ETL libraries
Shared libraries are an extension of external job libraries. They are mainly used to maintain a central repository of organization-approved libraries/packages to be used across multiple Jobs.
Shared ETL Libraries have the following capabilities:
- They allow you to have multiple packages attached to a job, so you can easily switch between them to perform various actions based on the job requirements.
- They provide the ability to customize job dependencies to a granular level.
- They offer flexibility to choose among the different type of packages.
Currently based on the type of ETL Job, Amorphic supports "py", "egg" and "whl" extensions for python shell applications and "py", "zip", "jar" for pyspark applications.`
Take a look at Shared ETL Library Console in Amorphic:
What is a Shared ETL Library?
Shared ETL Library is a collection of packages/modules that provides a standardized solution for problems in everyday programming. Unlike the OS-provided python supporting the collection, the packages are explicitly designed by User/Organization/Open-Source Community. This encourages and enhances the portability of Python programs by abstracting away the platform-specific APIs into platform-neutral APIs.
The shared ETL Library has the following properties:
- A Library can have multiple packages attached to it.
- A Library can be attached to multiple Jobs.
Types of Amorphic ETL Libraries:
- External Libraries: Their scope is within the ETL job, and they get removed when you delete the ETL job.
- Shared Libraries: They possess a universal scope, allowing multiple jobs to utilize the same shared library upon user authentication, and persist in the central repository even after the ETL job has been deleted.
Amorphic Shared ETL Libraries contain the following information:
Type | Description |
---|---|
Library Name | Uniquely identifies the functionality of the library |
Library Description | A brief explanation of the library typically the contents/package inside it |
Packages | It is a file or a list of files that can be imported into an ETL Job to perform a specific set of operations. Example: matplotlib is A numerical plotting library used by any data scientist or any data analyzer for visualizations |
Jobs | The list of ETL jobs to which the library is attached |
CreatedBy | User who created the library. |
LastModifiedBy | User who has recently updated the library. |
LastModifiedTime | Timestamp when the library was recently updated. |
Shared ETL library Operations
Amorphic Shared ETL library provides all the basic CRUD (Create, Read, Update and Delete) operations for a library.

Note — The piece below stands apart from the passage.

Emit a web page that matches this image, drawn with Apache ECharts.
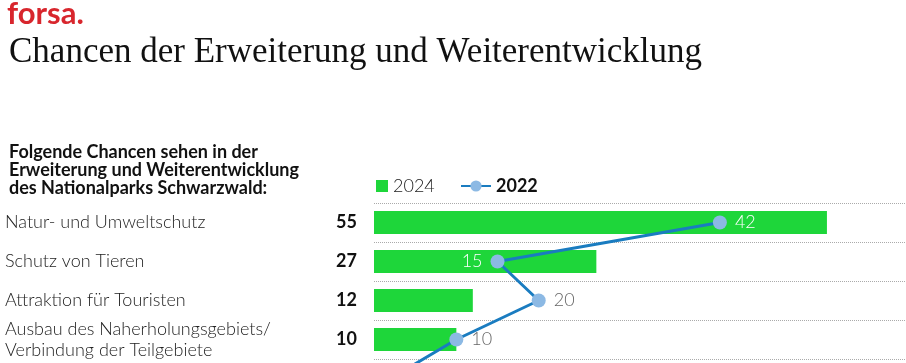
<!DOCTYPE html>
<html>
<head>
<meta charset="utf-8">
<script src="https://cdn.jsdelivr.net/npm/echarts@6/dist/echarts.min.js"></script>
<style>
html,body{margin:0;padding:0;background:#fff;}
#chart{width:906px;height:363px;}
</style>
</head>
<body>
<div id="chart"></div>
<script>
// ---- data ----
// The fifth row lies below the visible picture; only its line segment enters the frame.
const categories = [
  'Natur- und Umweltschutz',
  'Schutz von Tieren',
  'Attraktion für Touristen',
  'Ausbau des Naherholungsgebiets/\nVerbindung der Teilgebiete',
  ''
];
const values2024 = [55, 27, 12, 10, null];
const values2022 = [42, 15, 20, 10, 2];
const seriesNames = ['2024', '2022'];

// ---- styles ----
const GREEN = '#1ed63a';
const BLUE = '#1a7cc0';
const DOT = '#8cb9e4';
const SANS = 'Lato, "Noto Sans", sans-serif';

const whiteLbl = {color: '#ffffff'};
const greyLbl = {color: '#666666'};
const lineLabelStyles = [
  Object.assign({position: 'right'}, whiteLbl),
  Object.assign({position: 'left'}, whiteLbl),
  Object.assign({position: 'right'}, greyLbl),
  Object.assign({position: 'right'}, greyLbl),
  Object.assign({position: 'right'}, greyLbl)
];

const chart = echarts.init(document.getElementById('chart'), null, {renderer: 'canvas'});
const option = {
  animation: false,
  backgroundColor: '#ffffff',
  title: [
    {text: 'forsa.', left: 2, top: -7, textStyle: {fontFamily: SANS, fontWeight: 'bold', fontSize: 31, color: '#d8262d'}},
    {text: 'Chancen der Erweiterung und Weiterentwicklung', left: 4, top: 30, textStyle: {fontFamily: '"Liberation Serif", serif', fontWeight: 'normal', fontSize: 35, color: '#111111'}},
    {text: 'Folgende Chancen sehen in der\nErweiterung und Weiterentwicklung\ndes Nationalparks Schwarzwald:', left: 4, top: 138, textStyle: {fontFamily: SANS, fontWeight: 'bold', fontSize: 18, lineHeight: 18, color: '#111111'}}
  ],
  legend: [
    {data: [seriesNames[0]], left: 371, top: 172, itemWidth: 12, itemHeight: 12, icon: 'rect', selectedMode: false,
     textStyle: {fontFamily: SANS, fontSize: 18, color: '#222', fontWeight: 300}},
    {data: [seriesNames[1]], left: 455, top: 172, itemWidth: 30, itemHeight: 14, selectedMode: false,
     textStyle: {fontFamily: SANS, fontSize: 18, color: '#111', fontWeight: 'bold'}}
  ],
  grid: {left: 374, right: 0, top: 203, height: 195, containLabel: false, outerBoundsMode: 'none'},
  xAxis: {type: 'value', min: 0, max: 64.6, show: false},
  yAxis: [
    {type: 'category', data: categories, inverse: true, position: 'left',
     axisLine: {show: false}, axisTick: {show: false},
     splitLine: {show: true, interval: 0, lineStyle: {color: '#aaaaaa', type: [1, 1], width: 1}},
     axisLabel: {interval: 0, align: 'left', margin: 369, fontFamily: SANS, fontSize: 18, lineHeight: 21, color: '#222', fontWeight: 300}},
    {type: 'category', data: categories, inverse: true, position: 'left', offset: 0,
     axisLine: {show: false}, axisTick: {show: false}, splitLine: {show: false},
     axisLabel: {interval: 0, align: 'right', margin: 17, fontFamily: SANS, fontSize: 18, fontWeight: 'bold', color: '#111',
       formatter: function (v, i) { return values2024[i] == null ? '' : String(values2024[i]); }}}
  ],
  series: [
    {name: seriesNames[0], type: 'bar', data: values2024, yAxisIndex: 0, barWidth: 23,
     itemStyle: {color: GREEN}, silent: true},
    {name: seriesNames[1], type: 'line', yAxisIndex: 0, z: 5,
     data: values2022.map(function (v, i) { return {value: v, label: lineLabelStyles[i]}; }),
     symbol: 'circle', symbolSize: 14,
     lineStyle: {color: BLUE, width: 3},
     itemStyle: {color: DOT},
     label: {show: true, distance: 8, fontFamily: SANS, fontSize: 18, fontWeight: 300},
     silent: true}
  ]
};
chart.setOption(option);
</script>
</body>
</html>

- Create Library: Create a custom library by choosing the package(s) of the user's choice
- View Library: View existing library Shared ETL Libraries Metadata Information
- Update Library: Update an existing library
- Delete Library: Delete an existing library
- Attach Library: Attach an existing library to a ETL Job
- View Dependent ETL Jobs: View the dependent ETL jobs on the current library
- Download Library Packages: Download a package from ETL library
Create Library
To create a new Library in Amorphic, go to the "Create New Library" section under the "ETL Libraries". The application allows libraries to have zero or more packages/jobs attached to it. After creating the Library you can view, update, & delete it. You can only do these operations if you have permission to access the libraries.

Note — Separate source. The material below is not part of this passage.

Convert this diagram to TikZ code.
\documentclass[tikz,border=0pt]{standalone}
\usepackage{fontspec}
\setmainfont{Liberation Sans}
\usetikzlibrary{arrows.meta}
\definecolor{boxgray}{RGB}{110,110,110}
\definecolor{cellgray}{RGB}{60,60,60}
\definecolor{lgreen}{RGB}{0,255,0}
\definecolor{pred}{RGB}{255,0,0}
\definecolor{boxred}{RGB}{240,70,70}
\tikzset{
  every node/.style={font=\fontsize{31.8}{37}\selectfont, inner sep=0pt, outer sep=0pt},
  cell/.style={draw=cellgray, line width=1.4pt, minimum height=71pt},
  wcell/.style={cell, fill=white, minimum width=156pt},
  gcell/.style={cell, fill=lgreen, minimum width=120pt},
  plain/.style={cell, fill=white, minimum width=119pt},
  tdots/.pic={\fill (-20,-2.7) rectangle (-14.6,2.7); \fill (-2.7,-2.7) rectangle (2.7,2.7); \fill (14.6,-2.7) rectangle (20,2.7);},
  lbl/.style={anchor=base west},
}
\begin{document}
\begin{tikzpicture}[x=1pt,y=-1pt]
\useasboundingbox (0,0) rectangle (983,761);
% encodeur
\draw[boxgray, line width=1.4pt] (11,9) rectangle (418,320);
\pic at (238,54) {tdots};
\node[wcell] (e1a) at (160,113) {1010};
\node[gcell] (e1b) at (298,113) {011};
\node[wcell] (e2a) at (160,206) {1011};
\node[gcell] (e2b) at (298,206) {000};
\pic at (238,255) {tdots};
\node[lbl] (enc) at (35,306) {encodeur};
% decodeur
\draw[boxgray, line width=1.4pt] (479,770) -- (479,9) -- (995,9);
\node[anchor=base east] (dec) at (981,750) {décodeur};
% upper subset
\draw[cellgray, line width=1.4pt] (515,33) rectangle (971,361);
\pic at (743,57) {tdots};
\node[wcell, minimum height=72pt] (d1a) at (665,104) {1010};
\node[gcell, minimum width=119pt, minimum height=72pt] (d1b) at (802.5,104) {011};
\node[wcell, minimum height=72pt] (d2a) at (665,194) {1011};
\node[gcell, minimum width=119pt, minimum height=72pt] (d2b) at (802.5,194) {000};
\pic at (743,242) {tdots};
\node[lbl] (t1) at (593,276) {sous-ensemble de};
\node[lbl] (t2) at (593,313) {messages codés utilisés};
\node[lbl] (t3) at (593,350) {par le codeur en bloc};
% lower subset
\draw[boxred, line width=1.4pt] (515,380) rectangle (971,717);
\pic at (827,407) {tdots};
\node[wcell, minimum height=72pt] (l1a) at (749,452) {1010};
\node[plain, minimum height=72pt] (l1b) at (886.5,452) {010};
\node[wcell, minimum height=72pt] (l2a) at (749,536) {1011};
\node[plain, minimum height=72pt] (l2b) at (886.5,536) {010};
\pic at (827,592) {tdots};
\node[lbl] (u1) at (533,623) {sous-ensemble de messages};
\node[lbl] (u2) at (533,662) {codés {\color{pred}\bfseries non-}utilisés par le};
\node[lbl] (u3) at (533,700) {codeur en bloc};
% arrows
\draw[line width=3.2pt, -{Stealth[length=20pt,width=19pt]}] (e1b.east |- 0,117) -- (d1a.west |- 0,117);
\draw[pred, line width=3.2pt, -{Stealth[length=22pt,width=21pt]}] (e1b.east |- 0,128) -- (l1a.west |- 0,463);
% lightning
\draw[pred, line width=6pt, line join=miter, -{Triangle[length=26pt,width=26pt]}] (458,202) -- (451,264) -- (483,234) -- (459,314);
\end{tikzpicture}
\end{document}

You can not delete a shared library if it is attached to the existing Job. So, when you try to delete such a library, you will be notified with the list of dependent ETL Jobs with a pop-up. Then, you should remove all the libraries used in Jobs and retry to delete the library.
The below gif shows how you can create a new library.
View Library
To view all the existing library information you must have sufficient permissions. Click the Library name under the "ETL Libraries" section inside the Job Menu to view the library.
Take a look at how you can view the library information in detail
Attach Library
You can attach a library from the job details page and attach a shared library to a job while creating or updating it. Amorphic provides a list of shared libraries along with other job parameters, which you can attach to the job. Once attached all the packages in the shared library are passed as arguments to the job automatically without any intervention.
Follow the below gif to attach a shared ETL library to an existing ETL Job.
Importing and using a library
If you have a library with a single version of your module or multiple different files added in this single library, then you can import the module and use it.
from amorphicutils.common import read_param_store
print(read_param_store("SYSTEM.S3BUCKET.DLZ", secure=False)['data'])
If you have a library with a multiple version of your module , then you should explicitly insert into the system path the versioned file and then import the module and use it. This ensures it allows picking up the specific version of the library and not a random one.
import sys
# explicitly specify the version you want to use
sys.path.insert(0, "amorphicutils-0.3.1.zip")
from amorphicutils.common import read_param_store
print(read_param_store("SYSTEM.S3BUCKET.DLZ", secure=False)['data'])